**Record set:**
• • •

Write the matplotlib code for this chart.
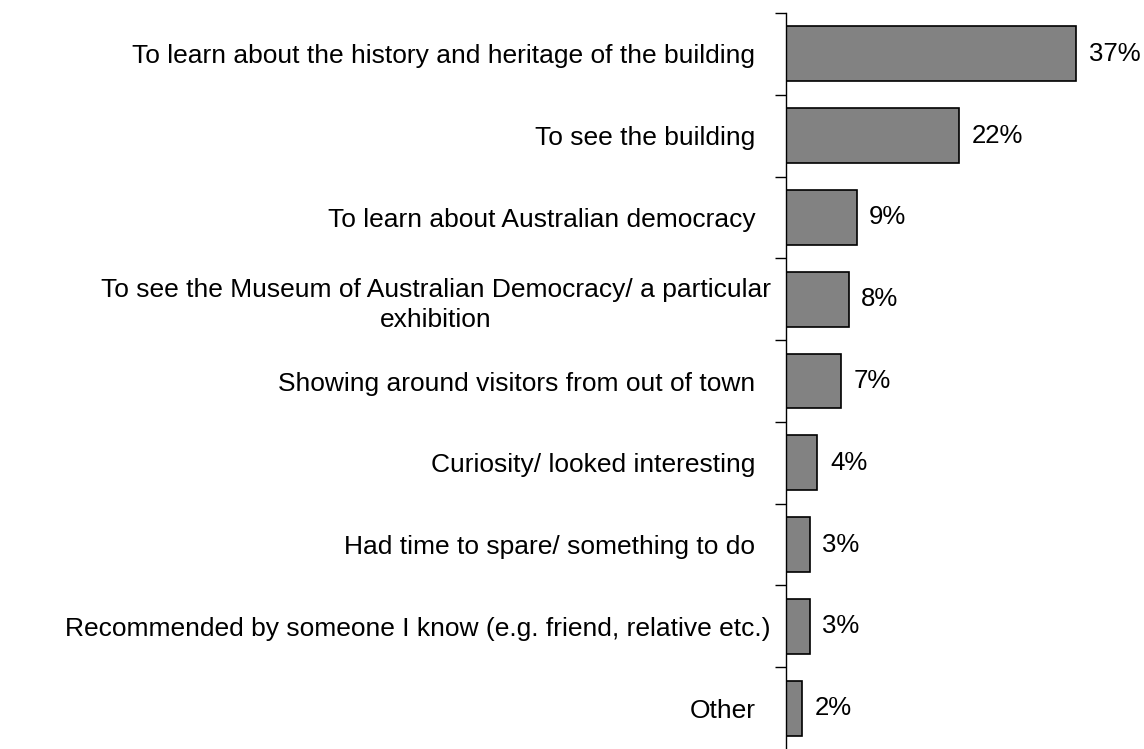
import matplotlib.pyplot as plt

# reasons for visiting, top to bottom
reasons = [
    "To learn about the history and heritage of the building",
    "To see the building",
    "To learn about Australian democracy",
    "To see the Museum of Australian Democracy/ a particular\nexhibition",
    "Showing around visitors from out of town",
    "Curiosity/ looked interesting",
    "Had time to spare/ something to do",
    "Recommended by someone I know (e.g. friend, relative etc.)",
    "Other",
]
percent = [37, 22, 9, 8, 7, 4, 3, 3, 2]

plt.rcParams['font.family'] = ['Liberation Sans', 'DejaVu Sans']

fig = plt.figure(figsize=(11.44, 7.49), dpi=100)
ax = fig.add_axes([786 / 1144, 0, 358 / 1144, 736 / 749])

y = list(range(len(reasons)))
ax.barh(y, percent, height=0.67, color='#828282', edgecolor='black', linewidth=1.2)

for yi, p in zip(y, percent):
    ax.text(p + 1.6, yi, f"{p}%", va='center', ha='left', fontsize=18.5)

ax.set_xlim(0, 358 / 7.85)
ax.set_ylim(len(reasons) - 0.5, -0.5)

# category labels on the left, ticks drawn between categories
ax.set_yticks(y)
ax.set_yticklabels(reasons, fontsize=19, ha='right', multialignment='center',
                   linespacing=1.35)
ax.tick_params(axis='y', which='major', length=0, pad=22)
# the two longest labels sit a little closer to the axis
for i in (3, 7):
    ax.yaxis.get_major_ticks()[i].set_pad(11)
ax.set_yticks([i - 0.5 for i in range(len(reasons))], minor=True)
ax.tick_params(axis='y', which='minor', length=8, width=1)

ax.set_xticks([])
for side in ['top', 'right', 'bottom']:
    ax.spines[side].set_visible(False)
ax.spines['left'].set_linewidth(1)

fig.savefig('out.png', dpi=100)
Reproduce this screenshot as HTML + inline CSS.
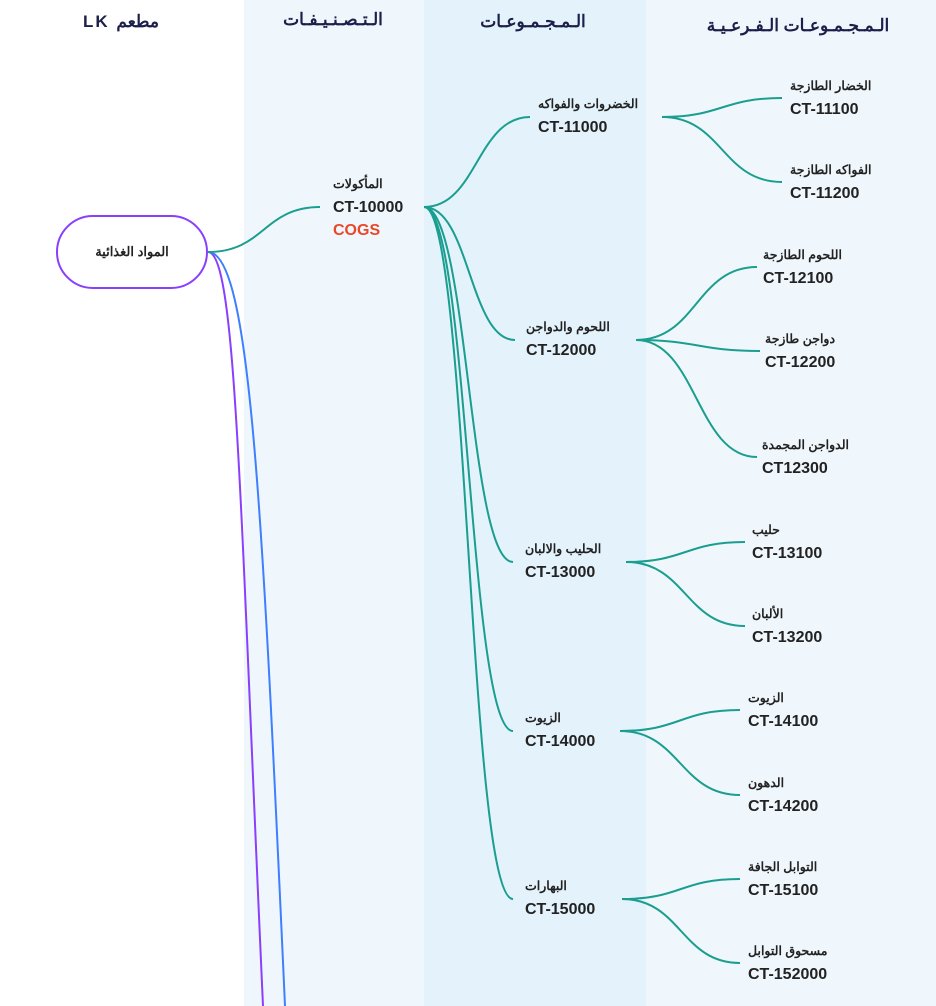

• • •

**Your objective:** Leave the images out and output the remaining material exactly as it stands.

**Result of this exercise:**
Write the matplotlib code for this chart.
import matplotlib.pyplot as plt

# reasons for visiting, top to bottom
reasons = [
    "To learn about the history and heritage of the building",
    "To see the building",
    "To learn about Australian democracy",
    "To see the Museum of Australian Democracy/ a particular\nexhibition",
    "Showing around visitors from out of town",
    "Curiosity/ looked interesting",
    "Had time to spare/ something to do",
    "Recommended by someone I know (e.g. friend, relative etc.)",
    "Other",
]
percent = [37, 22, 9, 8, 7, 4, 3, 3, 2]

plt.rcParams['font.family'] = ['Liberation Sans', 'DejaVu Sans']

fig = plt.figure(figsize=(11.44, 7.49), dpi=100)
ax = fig.add_axes([786 / 1144, 0, 358 / 1144, 736 / 749])

y = list(range(len(reasons)))
ax.barh(y, percent, height=0.67, color='#828282', edgecolor='black', linewidth=1.2)

for yi, p in zip(y, percent):
    ax.text(p + 1.6, yi, f"{p}%", va='center', ha='left', fontsize=18.5)

ax.set_xlim(0, 358 / 7.85)
ax.set_ylim(len(reasons) - 0.5, -0.5)

# category labels on the left, ticks drawn between categories
ax.set_yticks(y)
ax.set_yticklabels(reasons, fontsize=19, ha='right', multialignment='center',
                   linespacing=1.35)
ax.tick_params(axis='y', which='major', length=0, pad=22)
# the two longest labels sit a little closer to the axis
for i in (3, 7):
    ax.yaxis.get_major_ticks()[i].set_pad(11)
ax.set_yticks([i - 0.5 for i in range(len(reasons))], minor=True)
ax.tick_params(axis='y', which='minor', length=8, width=1)

ax.set_xticks([])
for side in ['top', 'right', 'bottom']:
    ax.spines[side].set_visible(False)
ax.spines['left'].set_linewidth(1)

fig.savefig('out.png', dpi=100)
Reproduce this screenshot as HTML + inline CSS.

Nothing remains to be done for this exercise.